In this example question, it says, 2 polymers are being studied in a lab. Polymer A has a highly ordered region and strong intermolecular forces, while Polymer B has an amorphous region or amorphous structure and weak intermolecular forces. Explain why Polymer A has a higher \( T_g \) and \( T_m \) than Polymer B. Right. So here it says, Polymer A has higher \( T_g \) and \( T_m \) because crystalline structures are more flexible than amorphous.

No. They're not more flexible. They're less flexible because if your crystalline structure is more ordered, you're going to become more rigid. Strong intermolecular forces and higher degrees of crystallinity in Polymer A restrict chain movement resulting in higher \( T_g \) and \( T_m \). That's true.

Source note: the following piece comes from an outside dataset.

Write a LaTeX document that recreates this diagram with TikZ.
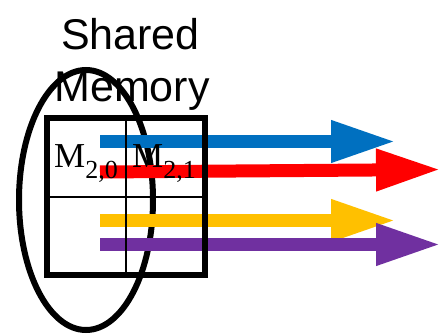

So we'll say that this is the answer for now. Higher \( T_g \) and \( T_m \) cause polymers to develop stronger intermolecular forces. No. That's not what's going on. It's the stronger forces, the stronger more ordered structure that leads to higher \( T_g \) and \( T_m \).

Crystalline polymers allow for more movement along the chain resulting in higher \( T_g \) and \( T_m \). No. They don't allow for higher movement. They result in lower or less movement and that leads to higher \( T_g \) and \( T_m \). So out of all our options, only option B is a correct statement.

So if you're here, we'd say B would be our final answer.